Dopo la battaglia il C. fu promosso tenente generale ed ebbe il comando dell'8ª divisione, che comprendeva la sua vecchia brigata Avellino e la Forlì. Il brillante comportamento delle sue truppe nella battaglia di maggio gli valse un compito di punta in quella in preparazione per agosto. Il suo obiettivo era il Monte Santo, le cui pendici la 8ª divisione presidiò da giugno ad agosto; e ancora una volta il C. curò una preparazione morale e tecnica accuratissima, incitando i suoi uomini a raggiungere l'obiettivo come "una valanga che sale" al canto dell'inno di Mameli.

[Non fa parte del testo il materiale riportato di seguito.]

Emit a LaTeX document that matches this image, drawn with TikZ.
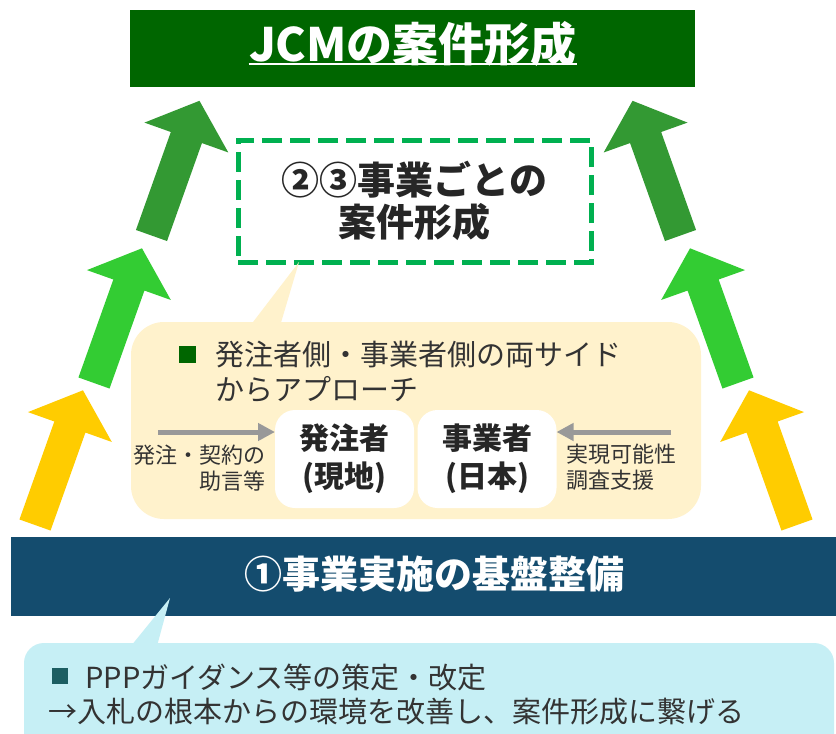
\documentclass[tikz,border=0pt]{standalone}
\usepackage{fontspec}
\setmainfont{Noto Sans CJK JP}
\usetikzlibrary{arrows.meta}
\definecolor{topgreen}{HTML}{006600}
\definecolor{arrY}{HTML}{FFCC00}
\definecolor{arrLG}{HTML}{33CC33}
\definecolor{arrMG}{HTML}{339933}
\definecolor{dashgreen}{HTML}{00B050}
\definecolor{beige}{HTML}{FFF2CC}
\definecolor{cyanbg}{HTML}{C6EFF5}
\definecolor{bluebox}{HTML}{144C6E}
\definecolor{txtdark}{HTML}{262626}
\definecolor{txtgray}{HTML}{333333}
\definecolor{arrgray}{HTML}{999999}
\definecolor{tealsq}{HTML}{1C5E62}
\newcommand\fsz[2]{\fontsize{#1}{#2}\selectfont}
\begin{document}
\begin{tikzpicture}[x=0.5pt,y=-0.5pt,
  pics/bigarrow/.style={code={\fill[#1] (0,-16.5) -- (104,-16.5) -- (104,-44.5) -- (143,0) -- (104,44.5) -- (104,16.5) -- (0,16.5) -- cycle;}},
  boxnode/.style={inner sep=0pt, outer sep=0pt},
  whitebox/.style={boxnode, fill=white, rounded corners=10pt, minimum width=69.5pt, minimum height=49pt},
  whitetxt/.style={text=txtdark, font=\bfseries\fsz{15pt}{19pt}, align=center},
  grayarrow/.style={draw=arrgray, line width=2.5pt, -{Triangle[length=8.5pt,width=8.5pt]}},
  smalllabel/.style={inner sep=0pt, text=txtgray, font=\fsz{11pt}{13pt}},
  bodytxt/.style={inner sep=0pt, text=txtgray, font=\fsz{14.5pt}{17.5pt}}
]
\useasboundingbox[fill=white] (0,0) rectangle (836,734);

% big arrows, left side
\pic[rotate=70.4] at (35,525) {bigarrow=arrY};
\pic[rotate=70.4] at (94,383) {bigarrow=arrLG};
\pic[rotate=70.4] at (151.5,235.5) {bigarrow=arrMG};
% big arrows, right side
\pic[rotate=109.6] at (797,525) {bigarrow=arrY};
\pic[rotate=109.6] at (738,383) {bigarrow=arrLG};
\pic[rotate=109.6] at (680.5,235.5) {bigarrow=arrMG};

% top box
\node[boxnode, fill=topgreen, minimum width=282.5pt, minimum height=38.5pt] (top) at (412.5,48.5) {};
\node[inner sep=0pt, anchor=base, text=white, font=\bfseries\fsz{23pt}{27pt}] (title) at (413,61) {JCMの案件形成};
\draw[white, line width=1.2pt] ([yshift=-1.6pt]title.base west) -- ([yshift=-1.6pt]title.base east);

% dashed box
\node[boxnode, draw=dashgreen, line width=2.5pt, dash pattern=on 10pt off 4pt,
      minimum width=176.5pt, minimum height=61pt, text=txtdark,
      font=\bfseries\fsz{19pt}{21pt}, align=center] (dbox) at (414.5,201) {②③事業ごとの\\案件形成};

% beige callout
\node[boxnode, fill=beige, rounded corners=16.5pt, minimum width=285pt, minimum height=98.5pt] (bg) at (416,420.5) {};
\fill[beige] (250,326) -- (280,326) -- (dbox.south -| 299,0) -- cycle;
\fill[topgreen] (179,346) rectangle (196,363);
\node[bodytxt, anchor=west, align=left] (bgtxt) at (215,372) {発注者側・事業者側の両サイド\\からアプローチ};

\node[whitebox] (lb) at (344.5,459) {};
\node[whitetxt] (lbt) at (lb) {発注者\\(現地)};
\node[whitebox] (rb) at (487,459) {};
\node[whitetxt] (rbt) at (rb) {事業者\\(日本)};

\coordinate (ga1) at (158,432);
\coordinate (ga2) at (671,432);
\draw[grayarrow] (ga1) -- (ga1 -| lb.west);
\draw[grayarrow] (ga2) -- (ga2 -| rb.east);

\node[smalllabel, anchor=east, align=right] (lab1) at (266,468) {発注・契約の\\助言等};
\node[smalllabel, anchor=west, align=left] (lab2) at (566,467) {実現可能性\\調査支援};

% blue base box
\node[boxnode, fill=bluebox, minimum width=412.5pt, minimum height=39.5pt] (base) at (423.5,576.5) {};
\node[inner sep=0pt, text=white, font=\bfseries\fsz{19pt}{23pt}] (basetxt) at (434,574) {①事業実施の基盤整備};

% cyan callout
\begin{scope}
\clip (0,0) rectangle (836,734);
\fill[cyanbg, rounded corners=10pt] (24,643) rectangle (834,790);
\end{scope}
\fill[cyanbg] (131,646) -- (157,646) -- (170,598) -- cycle;
\fill[tealsq] (52,668) rectangle (68,684);
\node[bodytxt, anchor=west] (info1) at (85,677) {PPPガイダンス等の策定・改定};
\node[bodytxt, anchor=west] (info2) at (48,712) {→入札の根本からの環境を改善し、案件形成に繋げる};
\end{tikzpicture}
\end{document}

Il disperato valore dei fanti dell'8ª divisione non bastò però a piegare la resistenza austriaca: il 19 ag. 1917 sei colonne della brigata Avellino e cinque della Forli furono ributtate dal Monte Santo con altissime perdite. Il C. riportò i suoi all'assalto il giorno seguente, senza risultati immediati; ma nei giorni seguenti il cedimento di tutto il fronte austriaco sulla Bainsizza concesse agli italiani la conquista del Monte Santo.
Restava il monte San Gabriele: e l'8ª divisione fu inviata a dissanguarsi ulteriormente contro il nuovo obiettivo. Il 15 settembre, mentre il C. dirigeva l'offensiva dal suo posto di comando, troppo esposto, fu ferito alla coscia da una scheggia di granata; la ferita, trascurata fino a sera, si rivelò ormai grave per il sopraggiungere dell'infezione, tanto che il C. morì il 29 sett. 1917 nell'ospedale di Quisca ed ivi fu sepolto. Alla sua memoria fu decretato il conferimento della medaglia d'oro.
Tra le opere principali: Armi da fuoco portatili, Roma 1897; La celerità del tiro e il munizionamento della fanteria, Modena 1899; Il tiro, gli esplosivi e le armi della fanteria, Bologna 1901; Il concetto di efficacia nel tiro di fucileria, Roma 1910; Note sul tiro di fucileria, ibid. 1913.
Bibl.: R. Tondi, Fanti di Avellino, Siena 1923, passim;A. Tosti, A. C. Discorso tenuto a Piazza Armerina il 29 sett. 1939, Urbino 1939; Storia dell'artiglieria ital., a cura di C. Montù, VIII, Roma 1941, pp. 2639 s.; Enciclop. militare, ad vocem.